Time was, the release of a new Pixar film was more than a blessed cinematic event, it was a revelation: Their initial stretch run, beginning roughly with the release of the first Toy Story in 1995 and running through Toy Story 3 in 2010 was pretty unassailable -- with only the rare desultory misfire (Cars) to besmirch their otherwise pristine track record.
The highlights were sublime -- besides the Toy Story franchise, there were such divergently engaging and wonderful films as Up, The Incredibles, WALL-E, and my personal favorite, Ratatouille -- and even their lesser films, Monsters Inc., Finding Nemo, A Bug's Life, had a great deal to recommend them.
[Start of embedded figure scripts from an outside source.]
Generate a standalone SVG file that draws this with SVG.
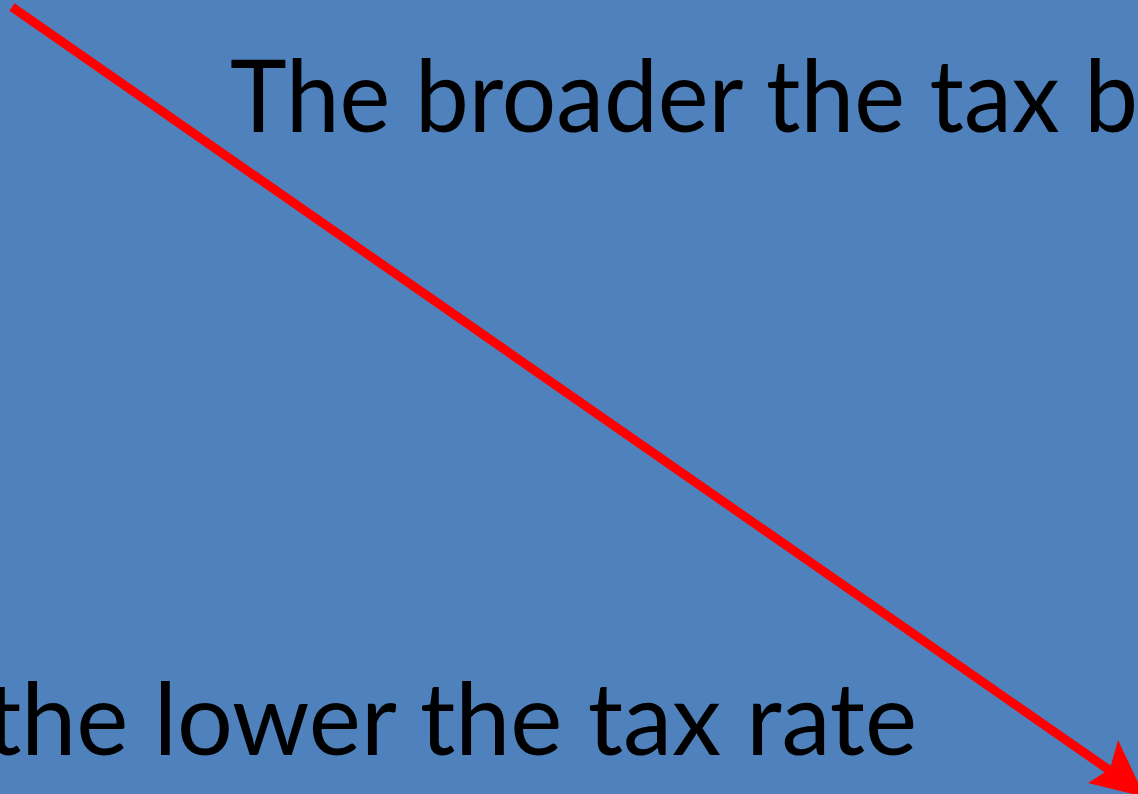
<svg xmlns="http://www.w3.org/2000/svg" width="1138" height="794" viewBox="0 0 1138 794">
<defs>
<style>
.t{font-family:Lato,"Open Sans","Liberation Sans",sans-serif;font-size:100px;fill:#000}
</style>
</defs>
<rect width="1138" height="794" fill="#4F81BD"/>
<g id="top-text"><text class="t" x="230" y="132" textLength="908" lengthAdjust="spacingAndGlyphs">The broader the tax b</text></g>
<g id="bottom-text"><text class="t" x="-14" y="755" textLength="931" lengthAdjust="spacingAndGlyphs">the lower the tax rate</text></g>
<g id="connectors">
<line x1="12" y1="7" x2="1112" y2="772" stroke="#FF0000" stroke-width="9"/>
<polygon points="1118,740 1145,797 1088,783 1110,769" fill="#FF0000"/>
</g>
</svg>
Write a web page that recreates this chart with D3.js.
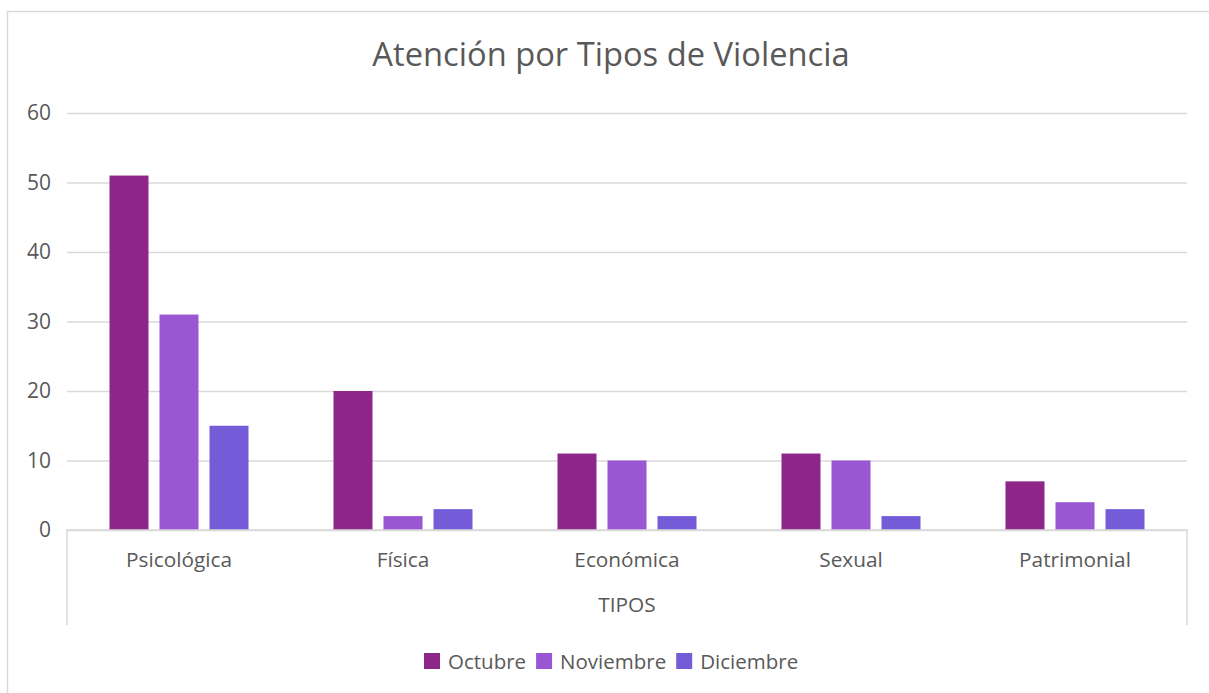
<!DOCTYPE html>
<html>
<head>
<meta charset="utf-8">
<script src="https://cdn.jsdelivr.net/npm/d3@7"></script>
<style>
  body { margin: 0; background: #fff; }
  text { font-family: "Open Sans", "Noto Sans", sans-serif; fill: #595959; }
</style>
</head>
<body>
<script>
// data
const tipos = ['Psicológica', 'Física', 'Económica', 'Sexual', 'Patrimonial'];
const meses = ['Octubre', 'Noviembre', 'Diciembre'];
const octubre = [51, 20, 11, 11, 7];
const noviembre = [31, 2, 10, 10, 4];
const diciembre = [15, 3, 2, 2, 3];
const yTicks = [0, 10, 20, 30, 40, 50, 60];
const colores = ['#8e268a', '#9a57d3', '#745cd9'];

let width = 1209,
    height = 693;

let margin = {left: 67, right: 22, top: 113, bottom: 163};

let rows = tipos.map((t, i) => ({tipo: t, values: [octubre[i], noviembre[i], diciembre[i]]}));

let svg = d3.select('body').append('svg').attr('width', width).attr('height', height);

// outer chart frame
svg.append('rect')
    .attr('x', 7.5).attr('y', 11.5)
    .attr('width', 1230).attr('height', 720)
    .style('fill', 'none')
    .style('stroke', '#d9d9d9')
    .style('stroke-width', '1.5px');

let xScale = d3.scaleBand(tipos, [margin.left, width - margin.right]),
    xInner = d3.scaleBand(meses, [0, xScale.bandwidth()]).paddingInner(0.22).paddingOuter(0.85),
    yScale = d3.scaleLinear([0, 60], [height - margin.bottom, margin.top]);

// gridlines + y labels
let yAxis = svg.append('g').attr('transform', `translate(${margin.left},0)`)
    .call(d3.axisLeft(yScale).tickValues(yTicks).tickSize(-(width - margin.left - margin.right)).tickPadding(16));
yAxis.select('.domain').remove();
yAxis.selectAll('.tick line').style('stroke', '#d9d9d9').style('stroke-width', '1.5px');
yAxis.selectAll('.tick text').style('font-size', '21px').style('fill', '#595959');

// bars
let groups = svg.selectAll('g.grupo')
    .data(rows)
    .join('g')
    .attr('class', 'grupo')
    .attr('transform', d => `translate(${xScale(d.tipo)},0)`);

groups.selectAll('rect')
    .data(d => d.values.map((v, j) => ({mes: meses[j], v: v, c: colores[j]})))
    .join('rect')
    .attr('x', d => xInner(d.mes))
    .attr('width', xInner.bandwidth())
    .attr('y', d => yScale(d.v))
    .attr('height', d => yScale(0) - yScale(d.v))
    .style('fill', d => d.c);

// category axis frame
let y0 = yScale(0), x0 = margin.left, x1 = width - margin.right;
svg.append('path')
    .attr('d', `M${x0},625V${y0}H${x1}V625`)
    .style('fill', 'none')
    .style('stroke', '#d9d9d9')
    .style('stroke-width', '1.5px');

svg.append('g').selectAll('text')
    .data(tipos)
    .join('text')
    .attr('x', d => xScale(d) + xScale.bandwidth() / 2)
    .attr('y', 567)
    .attr('text-anchor', 'middle')
    .style('font-size', '20.8px')
    .text(d => d);

svg.append('text')
    .attr('x', (x0 + x1) / 2)
    .attr('y', 612)
    .attr('text-anchor', 'middle')
    .style('font-size', '20.8px')
    .text('TIPOS');

// title
svg.append('text')
    .attr('x', 611)
    .attr('y', 66)
    .attr('text-anchor', 'middle')
    .style('font-size', '32.7px')
    .text('Atención por Tipos de Violencia');

// legend
let legend = svg.append('g');
let lx = 424;
meses.forEach((m, i) => {
    let item = legend.append('g').attr('transform', `translate(${lx},0)`);
    item.append('rect').attr('x', 0).attr('y', 653).attr('width', 16).attr('height', 16).style('fill', colores[i]);
    let t = item.append('text').attr('x', 24).attr('y', 669).style('font-size', '20.5px').text(m);
    lx += 24 + t.node().getComputedTextLength() + 10;
});
</script>
</body>
</html>
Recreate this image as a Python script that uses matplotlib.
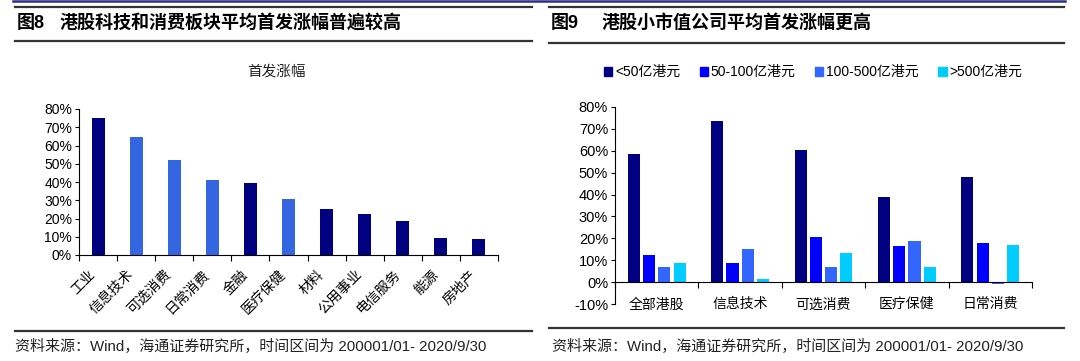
import matplotlib
matplotlib.use("Agg")
import matplotlib.pyplot as plt
import numpy as np
from matplotlib.lines import Line2D
from matplotlib.patches import Patch
from matplotlib.ticker import PercentFormatter, FixedLocator

plt.rcParams['font.family'] = ['Liberation Sans', 'Noto Sans CJK SC']
plt.rcParams['axes.unicode_minus'] = False

# left chart: average first-day gain by sector
sectors = ['工业', '信息技术', '可选消费', '日常消费', '金融', '医疗保健',
           '材料', '公用事业', '电信服务', '能源', '房地产']
gain = [0.752, 0.645, 0.520, 0.411, 0.393, 0.307, 0.250, 0.223, 0.184, 0.095, 0.088]
highlight = [False, True, True, True, False, True, False, False, False, False, False]

# right chart: by market cap bucket
groups = ['全部港股', '信息技术', '可选消费', '医疗保健', '日常消费']
caps = ['<50亿港元', '50-100亿港元', '100-500亿港元', '>500亿港元']
cap_vals = [
    [0.585, 0.735, 0.602, 0.388, 0.480],   # <50
    [0.126, 0.086, 0.206, 0.167, 0.179],   # 50-100
    [0.068, 0.152, 0.068, 0.188, -0.008],  # 100-500
    [0.086, 0.015, 0.135, 0.068, 0.170],   # >500
]
cap_colors = ['#000080', '#0000FF', '#3366FF', '#00CCFF']

W, H = 1080, 361
fig = plt.figure(figsize=(W / 100, H / 100), dpi=100)

def px(x, y):
    return x / W, 1 - y / H

def hline(x0, x1, y, color='#333333', lw=1.6):
    (a, b), (c, _) = px(x0, y), px(x1, y)
    fig.add_artist(Line2D([a, c], [b, b], color=color, lw=lw, transform=fig.transFigure))

# frame lines
hline(13, 1065, 1, color='#2E2E8A', lw=1.8)
hline(15, 532, 6.5); hline(549, 1064, 6.5)
hline(15, 532, 41); hline(549, 1064, 43)
hline(15, 532, 331); hline(549, 1064, 328)

# panel titles
fig.text(*px(17, 23), '图8', fontsize=13, fontweight='bold', va='center', ha='left')
fig.text(*px(60, 23), '港股科技和消费板块平均首发涨幅普遍较高', fontsize=13,
         fontweight='bold', va='center', ha='left')
fig.text(*px(551, 23), '图9', fontsize=13, fontweight='bold', va='center', ha='left')
fig.text(*px(602, 23), '港股小市值公司平均首发涨幅更高', fontsize=13,
         fontweight='bold', va='center', ha='left')

src = '资料来源：Wind，海通证券研究所，时间区间为 200001/01- 2020/9/30'
fig.text(*px(15, 347), src, fontsize=10.8, va='center', ha='left', color='#222222')
fig.text(*px(552, 347), src, fontsize=10.8, va='center', ha='left', color='#222222')

# ---------- left chart ----------
ax1 = fig.add_axes([79 / W, 1 - 255 / H, 419 / W, 146 / H])
x = np.arange(len(sectors))
cols = ['#3366E0' if h else '#000080' for h in highlight]
ax1.bar(x, gain, width=0.34, color=cols)
ax1.set_xlim(-0.5, len(sectors) - 0.5)
ax1.set_ylim(0, 0.8)
ax1.yaxis.set_major_formatter(PercentFormatter(1.0, decimals=0))
ax1.set_yticks(np.arange(0, 0.81, 0.1))
ax1.set_xticks(x)
ax1.set_xticklabels(sectors, rotation=45, ha='right', fontsize=10)
ax1.xaxis.set_minor_locator(FixedLocator(np.arange(-0.5, len(sectors), 1)))
ax1.tick_params(axis='x', which='major', length=0, pad=9)
ax1.tick_params(axis='x', which='minor', length=4, width=0.8, direction='out')
ax1.tick_params(axis='y', length=3, width=0.8, labelsize=10, pad=2)
for s in ['top', 'right']:
    ax1.spines[s].set_visible(False)
for s in ['left', 'bottom']:
    ax1.spines[s].set_linewidth(0.8)
fig.text(*px(276, 72), '首发涨幅', fontsize=10.5, ha='center', va='center', color='#222222')

# ---------- right chart ----------
ax2 = fig.add_axes([615 / W, 1 - 304 / H, 417 / W, 197 / H])
g = np.arange(len(groups))
bw = 0.145
pitch = 0.183
for i, (vals, c) in enumerate(zip(cap_vals, cap_colors)):
    ax2.bar(g + (i - 1.5) * pitch, vals, width=bw, color=c, label=caps[i])
ax2.set_xlim(-0.5, len(groups) - 0.5)
ax2.set_ylim(-0.1, 0.8)
ax2.yaxis.set_major_formatter(PercentFormatter(1.0, decimals=0))
ax2.set_yticks(np.arange(-0.1, 0.81, 0.1))
ax2.spines['bottom'].set_position(('data', 0))
ax2.set_xticks(g)
ax2.set_xticklabels(groups, fontsize=10)
ax2.xaxis.set_minor_locator(FixedLocator(np.arange(-0.5, len(groups), 1)))
ax2.tick_params(axis='x', which='major', length=0, pad=11)
ax2.tick_params(axis='x', which='minor', length=4, width=0.8, direction='out')
ax2.tick_params(axis='y', length=3, width=0.8, labelsize=10.5, pad=2)
for s in ['top', 'right']:
    ax2.spines[s].set_visible(False)
for s in ['left', 'bottom']:
    ax2.spines[s].set_linewidth(0.8)

handles = [Patch(color=c, label=l) for c, l in zip(cap_colors, caps)]
fig.legend(handles=handles, loc='center left', bbox_to_anchor=px(604, 72), ncol=4,
           frameon=False, fontsize=10, handlelength=0.6, handleheight=0.6,
           handletextpad=0.2, columnspacing=1.4, borderaxespad=0, borderpad=0)

fig.savefig('out.png', dpi=100)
87 Cast: (voices of) Craig T. Nelson, Holly Hunter, Sarah Vowell, Huckl Milner, Catherine Keener, Eli Fucile, Bob Odenkirk, Samuel L. Jackson, Michael Bird, Sophie Bush, Brad Bird, Phil Lamarr, Isabella Rossellini
Director: Brad Bird
Rating: PG, for action sequences and some brief mild language
Running time: 1 hour, 58 minutes
Each release became a further testament to just how far they had pushed the children's animation game. Once, ground simply conceded to Disney and their largely monochromatic churn of releases, became a battleground of escalating budgets, emphasis, and swelling creative departments as studios large and small saw the light: In order to compete in the kids' market, you had to bring your 'A' game, or not bother trying. Naturally, this escalation more or less concluded with Disney buying Pixar outright, and tying them into their own corporate monolith.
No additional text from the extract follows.